With credit card bills from the holidays arriving in mailboxes, now is the time many people are discovering they were the victim of credit card fraud or theft.
Tysons Corner showed a big spike in identity theft this year, police said.
Lori Clarke is using a new credit card after she said her number was mysteriously stolen during the holiday shopping season.
"We got a call two days after Christmas, and the credit card company said the number had been compromised, so stop using the card," Clarke said.
Fairfax County Police anti-theft teams at Tysons Corner and Fair Oaks Malls said they saw a huge spike of fake cards being used. In some cases, people were arrested with dozens, stolen numbers with re-made illegal cards.
According to Fairfax County Police, the theft occurs in a variety of ways. Some card numbers are taken using skimmers, devices that read the embedded details inside a credit card's magnetic strip.

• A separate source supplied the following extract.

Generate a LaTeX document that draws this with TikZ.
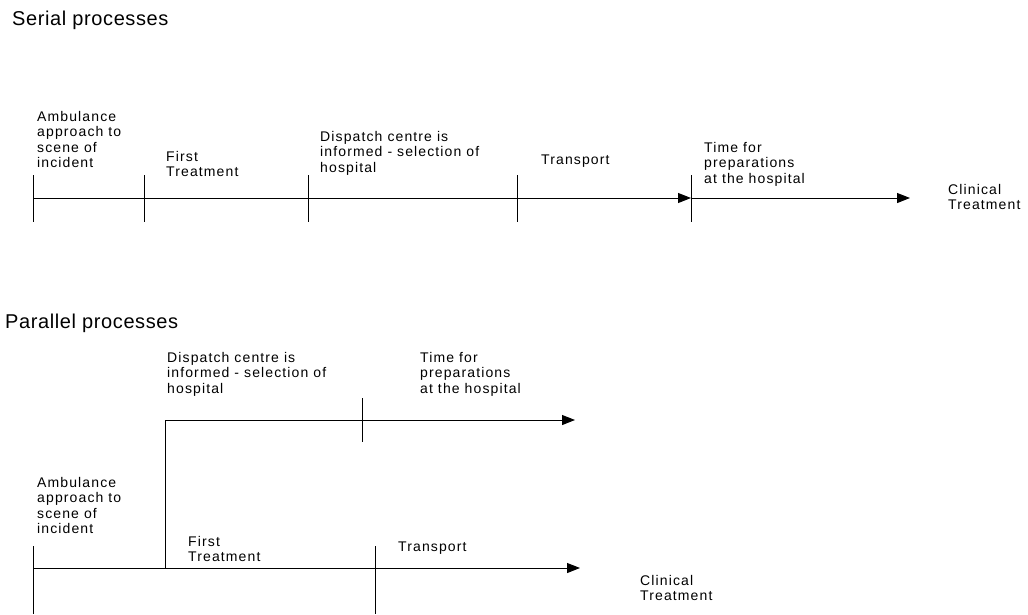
\documentclass[tikz,border=0pt]{standalone}
\usepackage{fontspec}
\setmainfont{Liberation Sans}
\newfontfamily\lblfont{Liberation Sans}[LetterSpace=8]
\newfontfamily\ttlfont{Liberation Sans}[LetterSpace=3]
\usetikzlibrary{arrows.meta}

\begin{document}
\begin{tikzpicture}[x=1pt, y=-1pt,
    lbl/.style={align=left, anchor=north west, inner sep=0pt,
        font=\lblfont\fontsize{14}{15.5}\selectfont},
    ttl/.style={anchor=north west, inner sep=0pt,
        font=\ttlfont\fontsize{20}{24}\selectfont},
    tl/.style={line width=1pt},
    arr/.style={tl, -{Triangle[length=13pt, width=10pt]}}
]
    \useasboundingbox (0,0) rectangle (1028,614);

    % Serial processes
    \node[ttl] (sertitle) at (12,11) {Serial processes};

    % Time line with its steps
    \coordinate (s0) at (33,198);
    \coordinate (s4) at (691,198);
    \coordinate (s5) at (910,198);
    \draw[arr] (s0) -- (s4);
    \draw[arr] (s4) -- (s5);
    \foreach \x in {33,144,308,517,691}
        \draw[tl] (\x,175) -- (\x,222);

    % Labels of the steps
    \node[lbl] (samb) at (37,111) {Ambulance\\approach to\\scene of\\incident};
    \node[lbl] (sfirst) at (166,151) {First\\Treatment};
    \node[lbl] (sdisp) at (320,131) {Dispatch centre is\\informed - selection of\\hospital};
    \node[lbl] (strans) at (541,155) {Transport};
    \node[lbl] (sprep) at (704,142) {Time for\\preparations\\at the hospital};
    \node[lbl] (sclin) at (948,184) {Clinical\\Treatment};

    % Parallel processes
    \node[ttl] (partitle) at (5,314) {Parallel processes};

    % Two time lines, the upper one branching off
    \coordinate (p0) at (33,568);
    \coordinate (pfork) at (165,568);
    \coordinate (pup) at (165,420);
    \coordinate (pupend) at (575,420);
    \coordinate (pend) at (580,568);
    \draw[arr] (p0) -- (pend);
    \draw[arr] (pfork) -- (pup) -- (pupend);
    \draw[tl] (362,398) -- (362,442);
    \foreach \x in {33,375}
        \draw[tl] (\x,546) -- (\x,614);

    % Labels of the steps
    \node[lbl] (pdisp) at (167,352) {Dispatch centre is\\informed - selection of\\hospital};
    \node[lbl] (pprep) at (420,352) {Time for\\preparations\\at the hospital};
    \node[lbl] (pamb) at (37,477) {Ambulance\\approach to\\scene of\\incident};
    \node[lbl] (pfirst) at (188,536) {First\\Treatment};
    \node[lbl] (ptrans) at (398,542) {Transport};
    \node[lbl] (pclin) at (640,575) {Clinical\\Treatment};
\end{tikzpicture}
\end{document}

Other numbers are stolen by those using the telephone, scam artists who talk someone out of giving out their credit card information. In other cases, old-fashioned theft is employed, where the card numbers are taken off the cards themselves.
However, in all cases, it appears thieves are using the legitimate numbers, even magnetic strips and remaking fraudulent cards. Lt. Tony Matos of the Fairfax County Police Department describes how this happens.
"With the suspect's name and information, it looks like it's their credit card. However, the magnetic strip will say otherwise," Matos said.
Jennifer Bateman had her purse stolen just before Christmas and immediately cancelled her credit cards.
"It really is a violation of your privacy and makes you feel so vulnerable," said Bateman. "I just worry that someone still has my information and can do something else bad with it."
Stores are working to guard against card fraud, too.
"There is no way the number shows up on credit card receipts," said store manager Fran Ryan.
For others, the concern keeps them away from shopping with plastic.
"I only use cash," said McLean resident Richard America. "I have one credit card for emergencies only and for travel."